Of course, even with testing, it’s possible for technology to break down. But for those rare situations, NatWest and other large institutions should have far-reaching backup mechanisms that go into effect immediately. Though it may be some time before we understand the full extent of the error from a technological standpoint, it’s apparent that any back-up and recovery systems in place were slow-functioning and/or inadequate.

Silverstone also points to a problem that others, including the Unite union, are blaming for the error - a mass layoff that led UK IT support staff to be replaced with CA-7 specialists based in India. A number of sources have blamed a shortage in UK IT staff for the incredibly slow, and ineffective, reaction to the original glitch. The fewer capable staff on hand, the more complex, disjointed and weak any recovery implementation will be.

But the implications of outsourcing IT positions overseas aren’t simply geographical in nature - in corporations of all types, ‘offshoring’ points to a trend of cutting corners and trying to reduce costs in IT, despite the potentially disastrous effects. As we’ve seen with this particular outage, a company’s business continuity is only as strong as its weakest IT link.

Banking Technology editor David Bannister told Channel 4 that NatWest’s system - and presumably others like it - are decades-old and have been modified over time, with updates being shoddily tacked on when entire systems should actually have been replaced.

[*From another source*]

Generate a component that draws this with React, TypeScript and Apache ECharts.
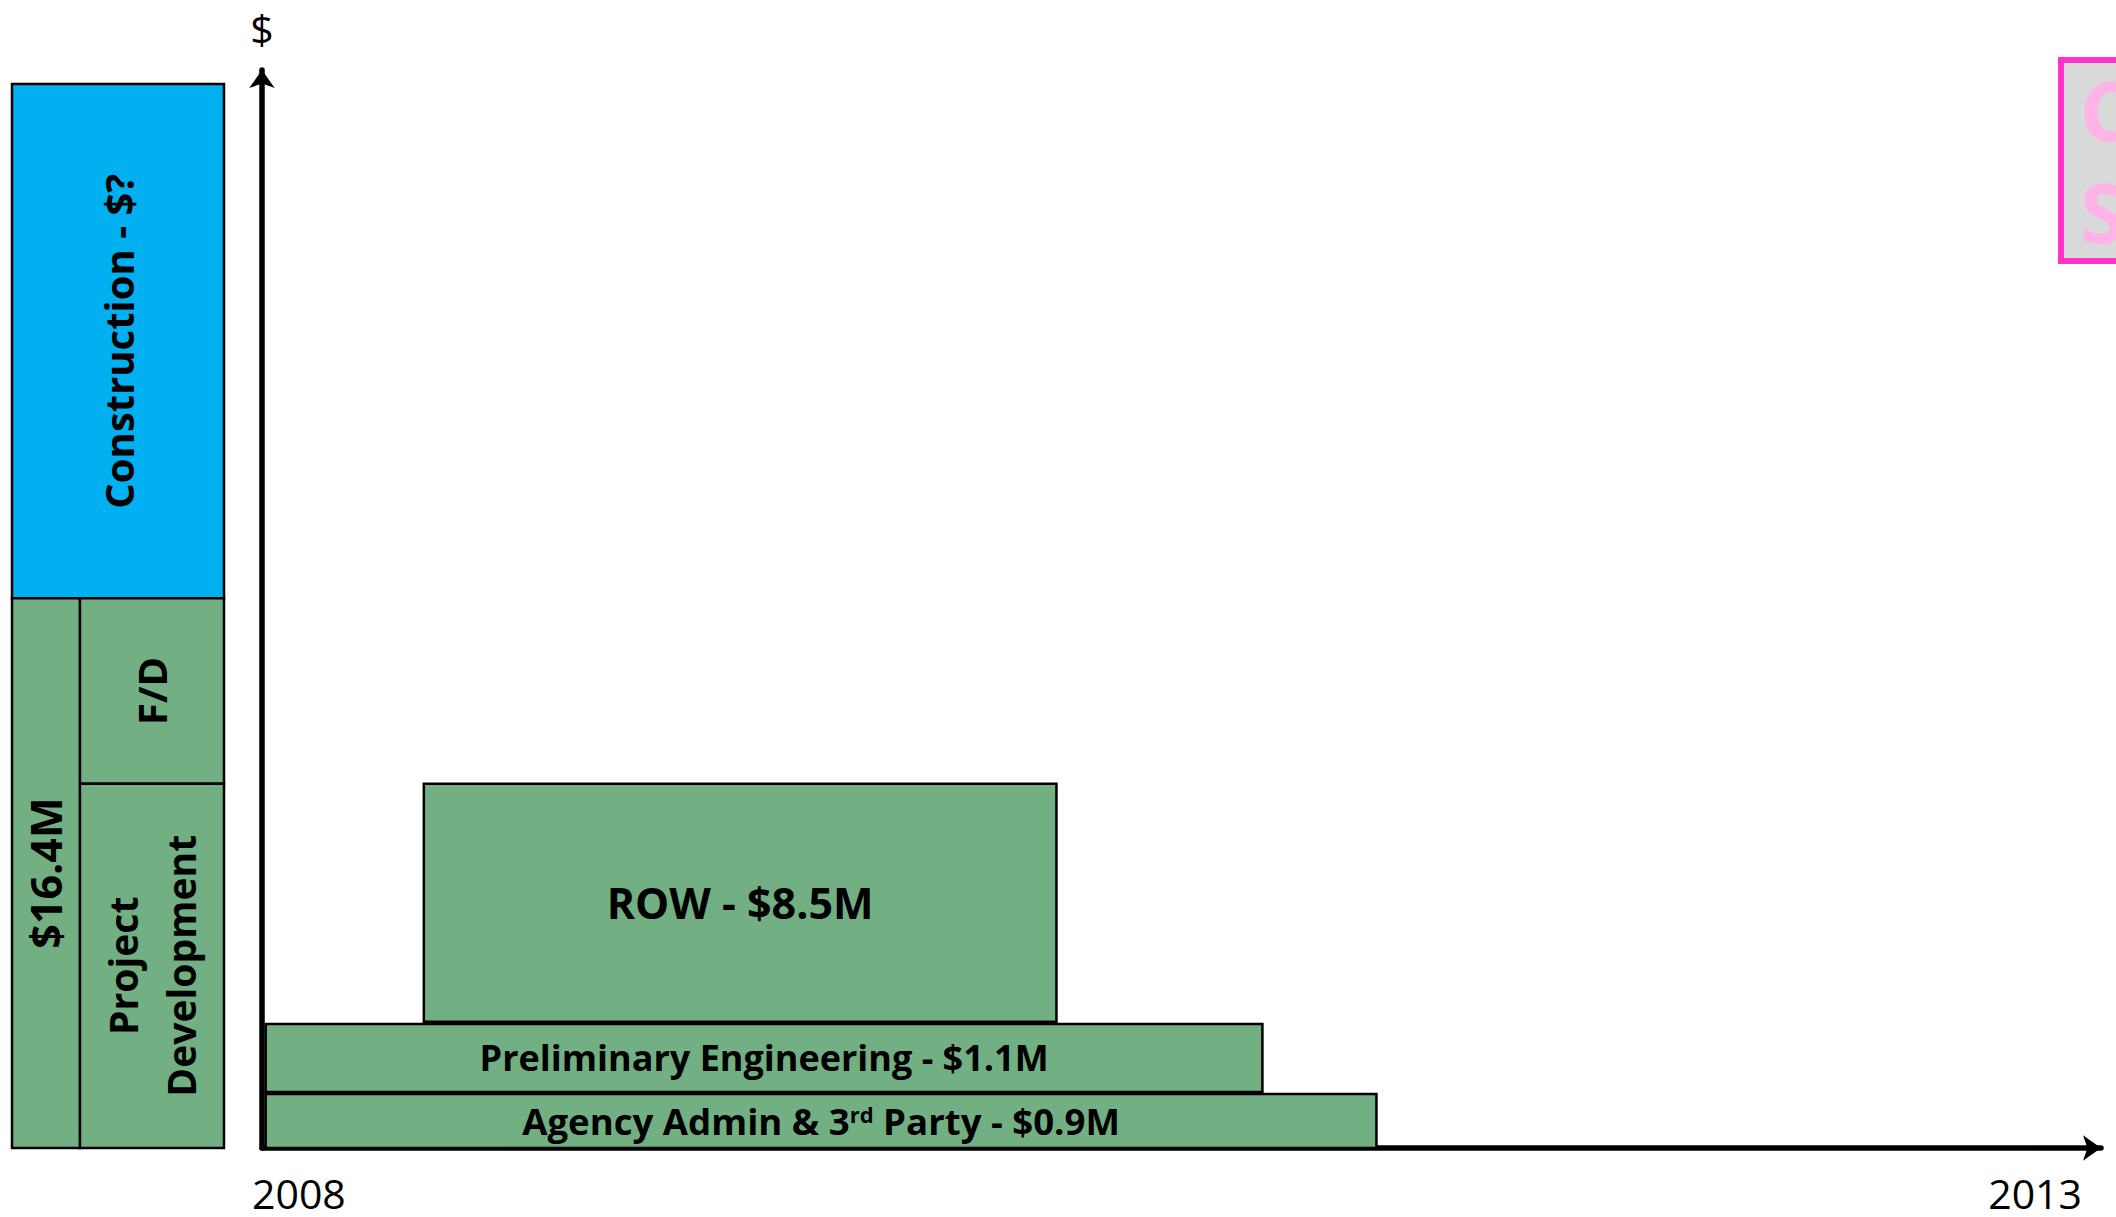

Decisions like outsourcing crucial positions to overseas staff and relying on aging technologies suggest that IT solutions are under-prioritised by the likes of NatWest and RBS. There can often be a disconnect between decision-makers and people with actual, implementable knowledge of the realities of IT, resulting in such problems as staff shortages and inadequate systems that may be groaning under the weight of the demands placed on them.

If this latest crisis has proven anything, it’s that IT is not something that should ever be compromised. In order for NatWest, and other companies with similar circumstances, to prevent another instance of this altogether avoidable breakdown, they must pledge to re-examine and thoroughly address the weaknesses of their IT solutions.